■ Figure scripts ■
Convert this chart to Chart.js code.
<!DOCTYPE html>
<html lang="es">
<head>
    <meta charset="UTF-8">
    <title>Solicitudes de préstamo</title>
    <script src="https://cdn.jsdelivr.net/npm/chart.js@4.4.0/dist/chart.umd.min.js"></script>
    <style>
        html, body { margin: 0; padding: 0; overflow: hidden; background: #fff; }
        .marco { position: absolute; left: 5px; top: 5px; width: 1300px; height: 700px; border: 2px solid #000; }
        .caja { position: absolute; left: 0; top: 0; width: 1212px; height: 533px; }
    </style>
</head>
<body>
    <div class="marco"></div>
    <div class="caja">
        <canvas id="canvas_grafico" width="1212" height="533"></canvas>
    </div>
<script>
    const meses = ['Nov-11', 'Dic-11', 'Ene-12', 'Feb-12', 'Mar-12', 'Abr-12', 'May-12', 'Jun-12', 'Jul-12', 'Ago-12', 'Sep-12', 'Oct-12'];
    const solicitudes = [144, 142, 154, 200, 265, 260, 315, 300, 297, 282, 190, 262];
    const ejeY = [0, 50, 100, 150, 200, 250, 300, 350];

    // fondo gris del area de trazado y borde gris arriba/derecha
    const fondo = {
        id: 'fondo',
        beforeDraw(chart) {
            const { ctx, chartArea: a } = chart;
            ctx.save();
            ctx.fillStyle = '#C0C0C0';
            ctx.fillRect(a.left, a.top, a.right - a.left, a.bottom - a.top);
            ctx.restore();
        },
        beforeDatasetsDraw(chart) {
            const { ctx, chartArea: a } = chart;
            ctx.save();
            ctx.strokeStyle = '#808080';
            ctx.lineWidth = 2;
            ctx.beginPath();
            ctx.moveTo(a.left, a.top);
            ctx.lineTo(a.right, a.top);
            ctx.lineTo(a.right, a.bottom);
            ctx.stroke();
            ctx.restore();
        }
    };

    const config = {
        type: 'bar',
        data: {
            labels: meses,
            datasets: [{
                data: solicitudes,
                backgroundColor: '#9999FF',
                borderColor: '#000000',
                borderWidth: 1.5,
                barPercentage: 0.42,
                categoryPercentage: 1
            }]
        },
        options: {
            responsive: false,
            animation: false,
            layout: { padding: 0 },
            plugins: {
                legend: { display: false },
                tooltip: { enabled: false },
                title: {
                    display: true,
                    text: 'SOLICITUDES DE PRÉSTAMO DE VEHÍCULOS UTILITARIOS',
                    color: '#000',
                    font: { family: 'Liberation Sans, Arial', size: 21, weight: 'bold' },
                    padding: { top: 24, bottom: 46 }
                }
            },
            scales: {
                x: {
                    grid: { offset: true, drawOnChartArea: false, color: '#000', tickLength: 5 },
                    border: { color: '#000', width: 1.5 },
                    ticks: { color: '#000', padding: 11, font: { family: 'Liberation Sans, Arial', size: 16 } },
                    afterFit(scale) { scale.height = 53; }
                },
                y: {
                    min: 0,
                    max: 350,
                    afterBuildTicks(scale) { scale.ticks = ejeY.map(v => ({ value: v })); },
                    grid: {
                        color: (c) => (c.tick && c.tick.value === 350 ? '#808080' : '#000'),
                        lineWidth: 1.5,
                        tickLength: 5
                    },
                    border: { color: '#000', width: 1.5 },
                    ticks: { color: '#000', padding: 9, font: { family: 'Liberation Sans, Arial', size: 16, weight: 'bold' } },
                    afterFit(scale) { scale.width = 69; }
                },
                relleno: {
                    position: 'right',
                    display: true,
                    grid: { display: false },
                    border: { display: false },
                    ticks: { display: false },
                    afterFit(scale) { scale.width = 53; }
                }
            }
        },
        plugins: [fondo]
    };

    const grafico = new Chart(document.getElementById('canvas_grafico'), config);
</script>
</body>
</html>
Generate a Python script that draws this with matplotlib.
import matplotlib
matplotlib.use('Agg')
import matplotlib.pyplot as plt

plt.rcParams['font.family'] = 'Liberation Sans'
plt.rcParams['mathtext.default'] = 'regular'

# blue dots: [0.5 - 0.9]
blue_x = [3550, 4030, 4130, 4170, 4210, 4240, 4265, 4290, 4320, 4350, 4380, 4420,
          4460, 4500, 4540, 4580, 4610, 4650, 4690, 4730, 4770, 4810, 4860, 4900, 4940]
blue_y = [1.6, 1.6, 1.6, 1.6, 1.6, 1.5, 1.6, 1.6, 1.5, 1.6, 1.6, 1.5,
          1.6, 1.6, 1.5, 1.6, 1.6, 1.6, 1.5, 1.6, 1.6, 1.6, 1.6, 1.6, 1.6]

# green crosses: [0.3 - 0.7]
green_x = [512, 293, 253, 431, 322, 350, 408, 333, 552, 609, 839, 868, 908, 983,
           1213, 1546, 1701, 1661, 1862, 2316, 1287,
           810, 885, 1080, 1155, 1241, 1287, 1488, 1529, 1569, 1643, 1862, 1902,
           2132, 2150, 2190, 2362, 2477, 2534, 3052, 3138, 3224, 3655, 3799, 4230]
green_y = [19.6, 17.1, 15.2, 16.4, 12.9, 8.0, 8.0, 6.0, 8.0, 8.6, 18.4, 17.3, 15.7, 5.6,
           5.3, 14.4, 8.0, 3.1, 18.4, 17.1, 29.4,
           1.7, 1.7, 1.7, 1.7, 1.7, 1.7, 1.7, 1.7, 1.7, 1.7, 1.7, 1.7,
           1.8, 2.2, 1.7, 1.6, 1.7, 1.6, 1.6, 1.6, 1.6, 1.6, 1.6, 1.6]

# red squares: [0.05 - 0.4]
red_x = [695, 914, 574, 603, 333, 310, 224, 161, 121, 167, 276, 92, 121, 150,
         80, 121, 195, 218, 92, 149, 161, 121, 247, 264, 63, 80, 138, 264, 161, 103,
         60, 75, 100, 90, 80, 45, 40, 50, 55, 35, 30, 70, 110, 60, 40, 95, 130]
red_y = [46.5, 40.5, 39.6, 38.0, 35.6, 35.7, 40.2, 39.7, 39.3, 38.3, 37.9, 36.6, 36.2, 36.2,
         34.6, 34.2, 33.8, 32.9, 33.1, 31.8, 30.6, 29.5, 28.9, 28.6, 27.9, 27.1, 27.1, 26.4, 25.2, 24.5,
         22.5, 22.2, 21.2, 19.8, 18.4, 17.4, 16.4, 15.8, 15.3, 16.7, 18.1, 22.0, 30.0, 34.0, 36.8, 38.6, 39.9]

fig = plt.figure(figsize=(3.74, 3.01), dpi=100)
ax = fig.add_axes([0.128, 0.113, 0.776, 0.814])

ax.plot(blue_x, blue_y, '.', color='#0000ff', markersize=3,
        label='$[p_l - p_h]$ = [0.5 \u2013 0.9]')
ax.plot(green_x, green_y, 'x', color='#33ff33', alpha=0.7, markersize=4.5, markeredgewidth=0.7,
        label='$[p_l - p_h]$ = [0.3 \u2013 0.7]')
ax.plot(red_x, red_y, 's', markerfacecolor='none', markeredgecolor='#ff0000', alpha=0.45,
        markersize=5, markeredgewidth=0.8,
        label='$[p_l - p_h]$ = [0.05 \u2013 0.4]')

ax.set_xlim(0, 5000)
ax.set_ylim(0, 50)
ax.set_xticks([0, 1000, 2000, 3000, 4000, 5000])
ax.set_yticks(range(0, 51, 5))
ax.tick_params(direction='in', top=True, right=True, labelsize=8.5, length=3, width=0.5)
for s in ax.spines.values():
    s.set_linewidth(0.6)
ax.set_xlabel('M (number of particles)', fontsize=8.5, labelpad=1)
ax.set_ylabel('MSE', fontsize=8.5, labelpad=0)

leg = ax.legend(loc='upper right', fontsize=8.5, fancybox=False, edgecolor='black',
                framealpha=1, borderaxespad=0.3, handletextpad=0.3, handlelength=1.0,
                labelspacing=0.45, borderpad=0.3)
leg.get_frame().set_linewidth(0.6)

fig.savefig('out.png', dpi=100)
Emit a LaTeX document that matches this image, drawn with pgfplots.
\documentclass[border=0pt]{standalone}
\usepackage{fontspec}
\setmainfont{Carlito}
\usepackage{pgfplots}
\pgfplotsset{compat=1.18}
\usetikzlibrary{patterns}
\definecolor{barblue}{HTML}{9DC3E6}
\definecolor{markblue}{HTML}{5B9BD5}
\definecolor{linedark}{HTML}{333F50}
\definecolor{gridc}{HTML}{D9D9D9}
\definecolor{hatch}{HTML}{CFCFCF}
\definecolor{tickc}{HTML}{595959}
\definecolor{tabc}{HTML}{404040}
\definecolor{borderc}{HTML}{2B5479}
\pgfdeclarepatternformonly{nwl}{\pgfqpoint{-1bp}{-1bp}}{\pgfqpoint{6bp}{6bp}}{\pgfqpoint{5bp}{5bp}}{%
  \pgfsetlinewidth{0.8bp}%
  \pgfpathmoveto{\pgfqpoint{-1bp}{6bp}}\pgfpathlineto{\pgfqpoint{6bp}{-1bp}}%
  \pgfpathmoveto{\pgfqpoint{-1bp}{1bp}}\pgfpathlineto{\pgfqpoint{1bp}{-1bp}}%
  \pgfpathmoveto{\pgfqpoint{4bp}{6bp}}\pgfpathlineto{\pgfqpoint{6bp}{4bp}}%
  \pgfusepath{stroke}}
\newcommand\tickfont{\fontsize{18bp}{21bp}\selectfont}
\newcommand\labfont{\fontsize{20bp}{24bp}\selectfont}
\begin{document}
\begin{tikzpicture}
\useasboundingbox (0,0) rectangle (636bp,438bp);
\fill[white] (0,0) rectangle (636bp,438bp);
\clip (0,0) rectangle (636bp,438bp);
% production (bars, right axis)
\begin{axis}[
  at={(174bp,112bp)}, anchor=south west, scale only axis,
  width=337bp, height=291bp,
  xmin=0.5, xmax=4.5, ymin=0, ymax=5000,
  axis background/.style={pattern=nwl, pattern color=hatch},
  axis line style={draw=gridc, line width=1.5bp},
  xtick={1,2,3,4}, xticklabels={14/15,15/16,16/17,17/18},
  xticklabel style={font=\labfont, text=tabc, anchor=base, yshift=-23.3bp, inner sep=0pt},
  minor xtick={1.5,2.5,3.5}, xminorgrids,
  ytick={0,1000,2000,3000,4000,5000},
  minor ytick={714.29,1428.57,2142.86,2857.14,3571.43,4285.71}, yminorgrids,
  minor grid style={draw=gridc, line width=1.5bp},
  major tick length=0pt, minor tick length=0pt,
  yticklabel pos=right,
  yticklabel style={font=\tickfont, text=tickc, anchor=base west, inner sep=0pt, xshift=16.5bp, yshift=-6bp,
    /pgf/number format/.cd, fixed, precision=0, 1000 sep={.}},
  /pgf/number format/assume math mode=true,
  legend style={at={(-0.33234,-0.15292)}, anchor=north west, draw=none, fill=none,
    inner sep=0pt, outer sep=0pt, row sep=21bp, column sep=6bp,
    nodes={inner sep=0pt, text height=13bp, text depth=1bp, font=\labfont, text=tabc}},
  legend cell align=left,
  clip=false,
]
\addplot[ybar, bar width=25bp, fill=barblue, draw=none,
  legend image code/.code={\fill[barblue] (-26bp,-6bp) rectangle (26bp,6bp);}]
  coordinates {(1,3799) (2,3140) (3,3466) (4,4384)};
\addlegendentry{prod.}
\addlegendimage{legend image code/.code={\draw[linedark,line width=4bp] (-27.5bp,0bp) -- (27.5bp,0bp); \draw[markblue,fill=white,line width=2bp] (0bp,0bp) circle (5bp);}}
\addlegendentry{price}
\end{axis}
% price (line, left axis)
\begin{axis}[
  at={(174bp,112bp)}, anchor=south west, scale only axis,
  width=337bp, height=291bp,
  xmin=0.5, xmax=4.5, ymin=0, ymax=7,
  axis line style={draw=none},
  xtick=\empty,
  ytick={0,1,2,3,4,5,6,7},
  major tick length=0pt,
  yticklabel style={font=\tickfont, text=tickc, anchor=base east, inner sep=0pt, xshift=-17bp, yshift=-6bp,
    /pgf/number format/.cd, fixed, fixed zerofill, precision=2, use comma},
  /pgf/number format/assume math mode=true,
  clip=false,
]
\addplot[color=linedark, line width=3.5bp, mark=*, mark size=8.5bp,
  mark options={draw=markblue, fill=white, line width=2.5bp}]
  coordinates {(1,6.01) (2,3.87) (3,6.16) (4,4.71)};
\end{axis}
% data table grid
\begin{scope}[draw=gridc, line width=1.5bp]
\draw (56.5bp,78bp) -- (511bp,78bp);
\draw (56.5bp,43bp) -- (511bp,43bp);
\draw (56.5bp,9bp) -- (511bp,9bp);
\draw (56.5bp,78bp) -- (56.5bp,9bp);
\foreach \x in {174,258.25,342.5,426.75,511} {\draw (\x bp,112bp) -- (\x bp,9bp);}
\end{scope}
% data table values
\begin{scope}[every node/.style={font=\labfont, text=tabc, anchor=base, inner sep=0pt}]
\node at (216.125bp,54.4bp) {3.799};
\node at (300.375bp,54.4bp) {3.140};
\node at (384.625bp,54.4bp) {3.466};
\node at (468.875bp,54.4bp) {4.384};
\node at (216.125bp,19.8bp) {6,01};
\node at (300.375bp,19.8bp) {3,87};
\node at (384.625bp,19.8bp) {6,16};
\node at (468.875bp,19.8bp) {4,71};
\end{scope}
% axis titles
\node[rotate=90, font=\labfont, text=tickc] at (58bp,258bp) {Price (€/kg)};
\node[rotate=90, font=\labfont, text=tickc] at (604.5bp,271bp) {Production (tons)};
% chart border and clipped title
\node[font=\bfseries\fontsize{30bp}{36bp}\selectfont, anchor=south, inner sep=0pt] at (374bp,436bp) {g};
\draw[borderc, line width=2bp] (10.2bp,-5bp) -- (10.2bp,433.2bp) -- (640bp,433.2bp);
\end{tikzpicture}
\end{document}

■ Given problem ■
Set down verbatim only the lines between the start of the data above and the line with "const ejeY = [0, 50, 100, 150, 200, 250, 300, 350];", both boundaries included.

■ The answer ■
Convert this chart to Chart.js code.
<!DOCTYPE html>
<html lang="es">
<head>
    <meta charset="UTF-8">
    <title>Solicitudes de préstamo</title>
    <script src="https://cdn.jsdelivr.net/npm/chart.js@4.4.0/dist/chart.umd.min.js"></script>
    <style>
        html, body { margin: 0; padding: 0; overflow: hidden; background: #fff; }
        .marco { position: absolute; left: 5px; top: 5px; width: 1300px; height: 700px; border: 2px solid #000; }
        .caja { position: absolute; left: 0; top: 0; width: 1212px; height: 533px; }
    </style>
</head>
<body>
    <div class="marco"></div>
    <div class="caja">
        <canvas id="canvas_grafico" width="1212" height="533"></canvas>
    </div>
<script>
    const meses = ['Nov-11', 'Dic-11', 'Ene-12', 'Feb-12', 'Mar-12', 'Abr-12', 'May-12', 'Jun-12', 'Jul-12', 'Ago-12', 'Sep-12', 'Oct-12'];
    const solicitudes = [144, 142, 154, 200, 265, 260, 315, 300, 297, 282, 190, 262];
    const ejeY = [0, 50, 100, 150, 200, 250, 300, 350];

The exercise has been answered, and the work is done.